• What is being asked:
Line by line, repeat the data below exactly, beginning at the first line and ending at the line with "6400, interval: 1600". Omit pictures.

• Collected material:
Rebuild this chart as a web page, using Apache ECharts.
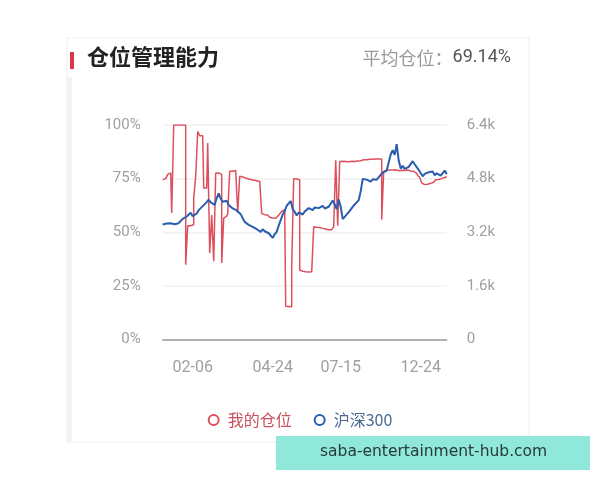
<!DOCTYPE html>
<html>
<head>
<meta charset="utf-8">
<script src="https://cdn.jsdelivr.net/npm/echarts@6/dist/echarts.min.js"></script>
<style>
html,body{margin:0;padding:0;background:#fff;}
#c{width:600px;height:480px;}
</style>
</head>
<body>
<div id="c"></div>
<script>
const seriesNames = ['我的仓位', '沪深300'];
const tickLabels = ['02-06', '04-24', '07-15', '12-24'];
const tickIndex = [15, 55, 89, 129];
const leftTicks = { min: 0, max: 100, interval: 25 };
const rightTicks = { min: 0, max: 6400, interval: 1600 };

// 我的仓位 (%)
const position = [
  74.5, 75, 75.5, 77, 77.6, 59, 100, 100, 100, 100,
  100, 100, 34.9, 53, 53, 53.5, 66, 76, 97, 95,
  95, 70.6, 70.6, 91.6, 40.3, 58, 36.5, 77.6, 77.6, 77,
  35.7, 56.6, 57.5, 58.5, 78.4, 78.4, 78.8, 79.2, 59, 76.1,
  75.8, 75.3, 75, 74.8, 74.5, 74.3, 74.2, 74, 73.7, 73,
  58.8, 58.2, 58, 57.5, 57, 56.6, 56.5, 56.8, 57.5, 58.5,
  59.8, 60.4, 15.5, 15.4, 15.3, 34, 75, 74.8, 74.5, 32.4,
  31.8, 31.6, 31.6, 31.5, 31.6, 32.4, 52.6, 52.3, 52.2, 52,
  51.8, 51.5, 51.3, 51.2, 51.2, 51.8, 52.6, 83.5, 53, 83,
  83.1, 83, 83.3, 82.9, 83.1, 83.4, 83, 83.2, 83.5, 83.3,
  83.8, 84, 83.8, 84, 84.1, 84, 84.2, 84.2, 84.1, 84.2,
  55.9, 78.4, 78.9, 79, 78.8, 79, 79.1, 78.8, 78.7, 78.9,
  79, 78.8, 79, 78.8, 78.6, 78.4, 77.8, 77.5, 76.5, 75.5,
  73, 72.2, 72.4, 72.2, 72.8, 73.3, 74, 74.5, 74.6, 75,
  75.3, 75.5, 75.9
];

// 沪深300 (index points)
const hs300 = [
  3430, 3480, 3460, 3510, 3470, 3500, 3440, 3410, 3470, 3540,
  3600, 3580, 3670, 3720, 3780, 3680, 3720, 3760, 3860, 3900,
  3980, 3970, 4100, 4170, 4090, 4080, 4020, 4220, 4360, 4200,
  4110, 4060, 4140, 4010, 3990, 3910, 3920, 3850, 3840, 3740,
  3620, 3510, 3500, 3420, 3450, 3360, 3390, 3290, 3280, 3210,
  3290, 3230, 3250, 3170, 3200, 3030, 3140, 3210, 3400, 3560,
  3730, 3830, 3990, 4060, 4130, 3890, 3810, 3700, 3790, 3820,
  3730, 3820, 3860, 3920, 3900, 3860, 3940, 3980, 3920, 3950,
  3990, 3910, 3880, 3960, 3990, 4150, 4030, 3890, 4180, 3960,
  3590, 3660, 3700, 3800, 3820, 3960, 4000, 4090, 4160, 4420,
  4790, 4840, 4770, 4790, 4710, 4780, 4830, 4770, 4800, 4910,
  4980, 4960, 5040, 5050, 5520, 5650, 5510, 5830, 5340, 5100,
  5180, 5090, 5060, 5150, 5160, 5320, 5230, 5220, 5060, 5030,
  4870, 4940, 4930, 4990, 4980, 5010, 4900, 4960, 4950, 4890,
  4900, 5040, 4930
];

const categories = position.map((_, i) => 'd' + i);

const FONT = 'Roboto, "Noto Sans CJK SC", sans-serif';
const RED = '#dd4f5c';
const BLUE = '#2a5cb0';

const chart = echarts.init(document.getElementById('c'), null, { renderer: 'canvas' });
chart.setOption({
  animation: false,
  backgroundColor: '#ffffff',
  textStyle: { fontFamily: FONT },
  graphic: [
    { type: 'rect', z: -10, shape: { x: 67, y: 38, width: 462, height: 404 },
      style: { fill: '#ffffff', stroke: '#eeeeee', lineWidth: 1 } },
    { type: 'rect', z: -9, shape: { x: 67, y: 77, width: 5, height: 365 },
      style: { fill: '#f3f3f4' } },
    { type: 'rect', shape: { x: 70, y: 52, width: 4, height: 17 },
      style: { fill: '#d6364f' } },
    { type: 'text', left: 87, top: 46,
      style: { text: '仓位管理能力', fill: '#222222', font: 'bold 22px "Noto Sans CJK SC", sans-serif' } },
    { type: 'text', right: 89, top: 49,
      style: { text: '{a|平均仓位：}{b|69.14%}', rich: {
        a: { fill: '#9a9a9a', fontSize: 18, fontFamily: '"Noto Sans CJK SC", sans-serif' },
        b: { fill: '#555555', fontSize: 18, fontFamily: FONT } } } },
    { type: 'rect', z: 100, shape: { x: 276, y: 436, width: 314, height: 34 },
      style: { fill: '#8fe8d9' } },
    { type: 'text', z: 101, left: 320, top: 444,
      style: { text: 'saba-entertainment-hub.com', fill: '#2a3a3a', font: '15.5px "DejaVu Sans", sans-serif' } }
  ],
  legend: {
    bottom: 47,
    left: 'center',
    icon: 'emptyCircle',
    itemWidth: 10,
    itemHeight: 10,
    itemGap: 22,
    itemStyle: { borderWidth: 2.5 },
    textStyle: { fontSize: 16, fontFamily: '"Noto Sans CJK SC", sans-serif', padding: [0, 0, 0, 4] },
    data: [
      { name: seriesNames[0], textStyle: { color: '#c9505e' } },
      { name: seriesNames[1], textStyle: { color: '#4a6a90' } }
    ]
  },
  grid: { left: 162.7, right: 153.3, top: 125, bottom: 140.5, containLabel: false },
  xAxis: {
    type: 'category',
    boundaryGap: false,
    data: categories,
    axisLine: { lineStyle: { color: '#9a9a9a', width: 1.5 } },
    axisTick: { show: false },
    axisLabel: {
      color: '#a0a0a0', fontSize: 16, margin: 20,
      interval: (i) => tickIndex.indexOf(i) >= 0,
      formatter: (v, i) => { const k = tickIndex.indexOf(i); return k >= 0 ? tickLabels[k] : ''; }
    },
    splitLine: { show: false }
  },
  yAxis: [
    {
      type: 'value', min: leftTicks.min, max: leftTicks.max, interval: leftTicks.interval,
      axisLine: { show: false }, axisTick: { show: false },
      axisLabel: { color: '#a0a0a0', fontSize: 15, margin: 22, formatter: '{value}%' },
      splitLine: { lineStyle: { color: '#f1f1f1', width: 1.5 } }
    },
    {
      type: 'value', min: rightTicks.min, max: rightTicks.max, interval: rightTicks.interval,
      axisLine: { show: false }, axisTick: { show: false },
      axisLabel: { color: '#a0a0a0', fontSize: 15, margin: 20,
        formatter: (v) => v === 0 ? '0' : (v / 1000) + 'k' },
      splitLine: { show: false }
    }
  ],
  series: [
    {
      name: seriesNames[0], type: 'line', yAxisIndex: 0, data: position,
      showSymbol: false, symbol: 'emptyCircle', step: 'middle',
      lineStyle: { color: RED, width: 1.5 }, itemStyle: { color: RED }
    },
    {
      name: seriesNames[1], type: 'line', yAxisIndex: 1, data: hs300,
      showSymbol: false, symbol: 'emptyCircle',
      lineStyle: { color: BLUE, width: 2 }, itemStyle: { color: BLUE }
    }
  ]
});
</script>
</body>
</html>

• Answer:
Rebuild this chart as a web page, using Apache ECharts.
<!DOCTYPE html>
<html>
<head>
<meta charset="utf-8">
<script src="https://cdn.jsdelivr.net/npm/echarts@6/dist/echarts.min.js"></script>
<style>
html,body{margin:0;padding:0;background:#fff;}
#c{width:600px;height:480px;}
</style>
</head>
<body>
<div id="c"></div>
<script>
const seriesNames = ['我的仓位', '沪深300'];
const tickLabels = ['02-06', '04-24', '07-15', '12-24'];
const tickIndex = [15, 55, 89, 129];
const leftTicks = { min: 0, max: 100, interval: 25 };
const rightTicks = { min: 0, max: 6400, interval: 1600 };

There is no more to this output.